DANIEL "O NOSSO PADRE"

É por demais sabido que as nossas ilhas são de origem vulcânica e, por conseguinte, sujeitas a ciclos de abalos telúricos. Nos últimos seis lustros essa atividade aconteceu em maiores proporções, com incidências calamitosas provocadas pelos sismos que, em maior escala, atingiram as ilhas Terceira e Faial.


Recuando no tempo, sempre que a terra tremia, mesmo sem estragos materiais, as populações entravam em pânico, quiçá pelo fato de ainda não estarem devidamente preparadas para encarar esse fenómeno que terrivelmente se vem desenvolvendo em outros países, mormente os asiáticos, e cujos recentes acontecimentos, advindos dessa origem, ainda estão na memória de todos nós.

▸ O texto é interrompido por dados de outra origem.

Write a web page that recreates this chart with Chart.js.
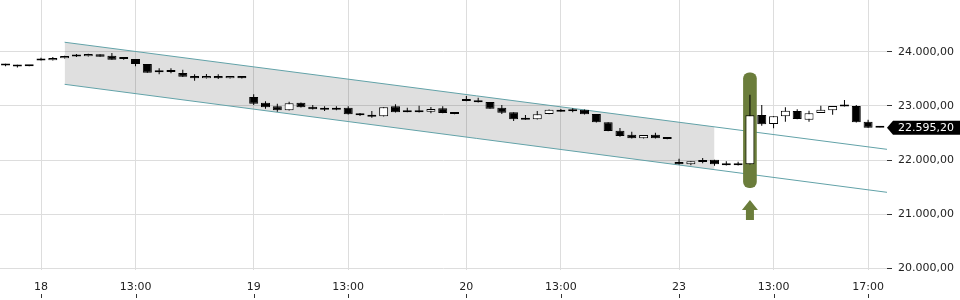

Ora, recordo-me que, em 1953-54, portanto, três anos antes da erupção do Vulcão dos Capelinhos, a terra tremeu por diversas vezes, com um dos sismos a acontecer por volta do meio-dia e nós, ainda no horário escolar, a debandar do edifício da escola primária onde hoje funciona a Junta de Freguesia da Conceição. E tivemos mesmo que ajudar a professora Jesuína a ser mais célere para chegar até ao caminho.

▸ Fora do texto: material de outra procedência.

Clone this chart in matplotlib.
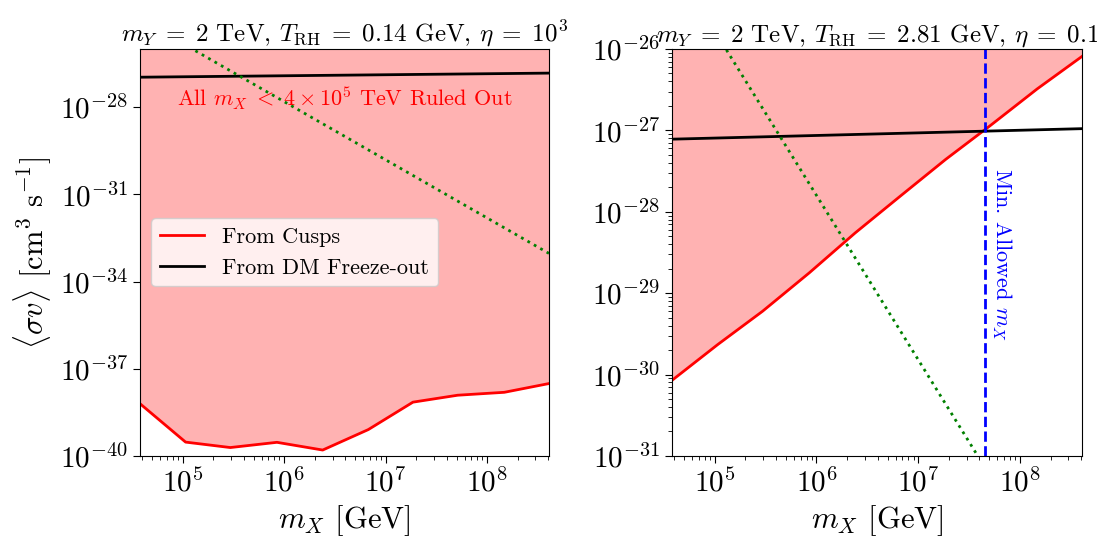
import numpy as np
import matplotlib
matplotlib.use('Agg')
import matplotlib.pyplot as plt
from matplotlib.ticker import LogLocator, NullLocator, NullFormatter

plt.rcParams['font.family'] = 'serif'
plt.rcParams['font.serif'] = ['cmr10']
plt.rcParams['mathtext.fontset'] = 'cm'
plt.rcParams['axes.formatter.use_mathtext'] = True
plt.rcParams['axes.unicode_minus'] = False

# mass grid of the cusp curves [GeV]
mx_grid = [3.8e4, 1.07e5, 2.95e5, 8.5e5, 2.4e6, 6.76e6, 1.86e7, 5.13e7, 1.48e8, 4.07e8]

# left panel: eta = 1e3, T_RH = 0.14 GeV
cusp_left = [6.3e-39, 3.0e-40, 1.95e-40, 2.95e-40, 1.6e-40, 8.1e-40, 7.1e-39, 1.23e-38, 1.55e-38, 3.1e-38]
freeze_x = [3.8e4, 4.07e8]
freeze_left = [1.07e-27, 1.48e-27]
green_left_x = [1.0e5, 4.07e8]
green_left_y = [1.55e-26, 9.3e-34]

# right panel: eta = 0.1, T_RH = 2.81 GeV
cusp_right = [8.5e-31, 2.34e-30, 6.0e-30, 1.78e-29, 5.5e-29, 1.58e-28, 4.4e-28, 1.15e-27, 3.24e-27, 8.1e-27]
freeze_right = [7.8e-28, 1.05e-27]
green_right_x = [1.0e5, 5.0e7]
green_right_y = [1.66e-26, 5.9e-32]
mx_min = 4.5e7

fill_col = (1.0, 0.0, 0.0, 0.3)

fig = plt.figure(figsize=(10.97, 5.36), dpi=100)
ax1 = fig.add_axes([0.1276, 0.1493, 0.3728, 0.7593])
ax2 = fig.add_axes([0.6126, 0.1493, 0.3737, 0.7593])

# ---- left
ax1.set_xscale('log')
ax1.set_yscale('log')
ax1.set_xlim(3.8e4, 4.07e8)
ax1.set_ylim(1e-40, 1e-26)
ax1.fill_between(mx_grid, cusp_left, 1e-26, color=fill_col, lw=0)
ax1.plot(mx_grid, cusp_left, color='red', lw=2, label='From Cusps')
ax1.plot(freeze_x, freeze_left, color='black', lw=2, label='From DM Freeze-out')
ax1.plot(green_left_x, green_left_y, color='green', ls=':', lw=2)
ax1.text(0.5, 0.88, r'All $m_X\;<\;4\times10^5$ TeV Ruled Out', color='red',
         fontsize=16, ha='center', va='center', transform=ax1.transAxes)
ax1.yaxis.set_major_locator(LogLocator(base=10, subs=[1.0], numticks=6))
ax1.yaxis.set_minor_locator(NullLocator())
ax1.legend(loc='center left', fontsize=16, bbox_to_anchor=(0.0, 0.5))
ax1.set_title(r'$m_Y\;=\;2$ TeV, $T_{\rm RH}\;=\;0.14$ GeV, $\eta\;=\;10^3$', fontsize=18, pad=5)
ax1.set_xlabel(r'$m_X$ [GeV]', fontsize=22)
ax1.set_ylabel(r'$\langle \sigma v \rangle$ [cm$^3$ s$^{-1}$]', fontsize=22)

# ---- right
ax2.set_xscale('log')
ax2.set_yscale('log')
ax2.set_xlim(3.8e4, 4.07e8)
ax2.set_ylim(1e-31, 1e-26)
ax2.fill_between(mx_grid, cusp_right, 1e-26, color=fill_col, lw=0)
ax2.plot(mx_grid, cusp_right, color='red', lw=2)
ax2.plot(freeze_x, freeze_right, color='black', lw=2)
ax2.plot(green_right_x, green_right_y, color='green', ls=':', lw=2)
ax2.axvline(mx_min, color='blue', ls='--', lw=2)
ax2.text(mx_min * 1.12, 3e-29, r'Min. Allowed $m_X$', color='blue', fontsize=16,
         rotation=-90, ha='left', va='center')
ax2.set_title(r'$m_Y\;=\;2$ TeV, $T_{\rm RH}\;=\;2.81$ GeV, $\eta\;=\;0.1$', fontsize=18, pad=5)
ax2.set_xlabel(r'$m_X$ [GeV]', fontsize=22)
ax2.yaxis.set_minor_locator(LogLocator(base=10, subs=np.arange(2, 10), numticks=20))
ax2.yaxis.set_minor_formatter(NullFormatter())

for ax in (ax1, ax2):
    ax.xaxis.set_minor_locator(LogLocator(base=10, subs=np.arange(2, 10), numticks=20))
    ax.xaxis.set_minor_formatter(NullFormatter())
    ax.tick_params(axis='both', which='major', labelsize=21, length=5)
    ax.tick_params(axis='both', which='minor', length=3)

fig.savefig('out.png', dpi=100)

Porque o medo era bastante notório nas populações, e aqui falo, sobretudo, nas de Angra, em muitas freguesias se realizaram as procissões de velas, com paragens em frente às respectivas igrejas, orando a Nossa Senhora para que tudo voltasse à normalidade. Do Corpo Santo, sempre saia um procissão que era orientada pelo Daniel que morava ao lado da igreja da Boa Viagem. Rezava-se em frente à igreja de Nossa Senhora da Conceição e, de seguida, rumo até à Igreja da Sé, onde também se orava, pedindo à Virgem Maria para que a terra não voltasse a tremer. De fato, naquela altura, os abalos telúricos mexiam muito com o sistema nervoso das pessoas. Um pequeno abano dentro de casa, provocado pelo vento ou por algum veículo que passava próximo, era logo motivo para alarme e de apreensão.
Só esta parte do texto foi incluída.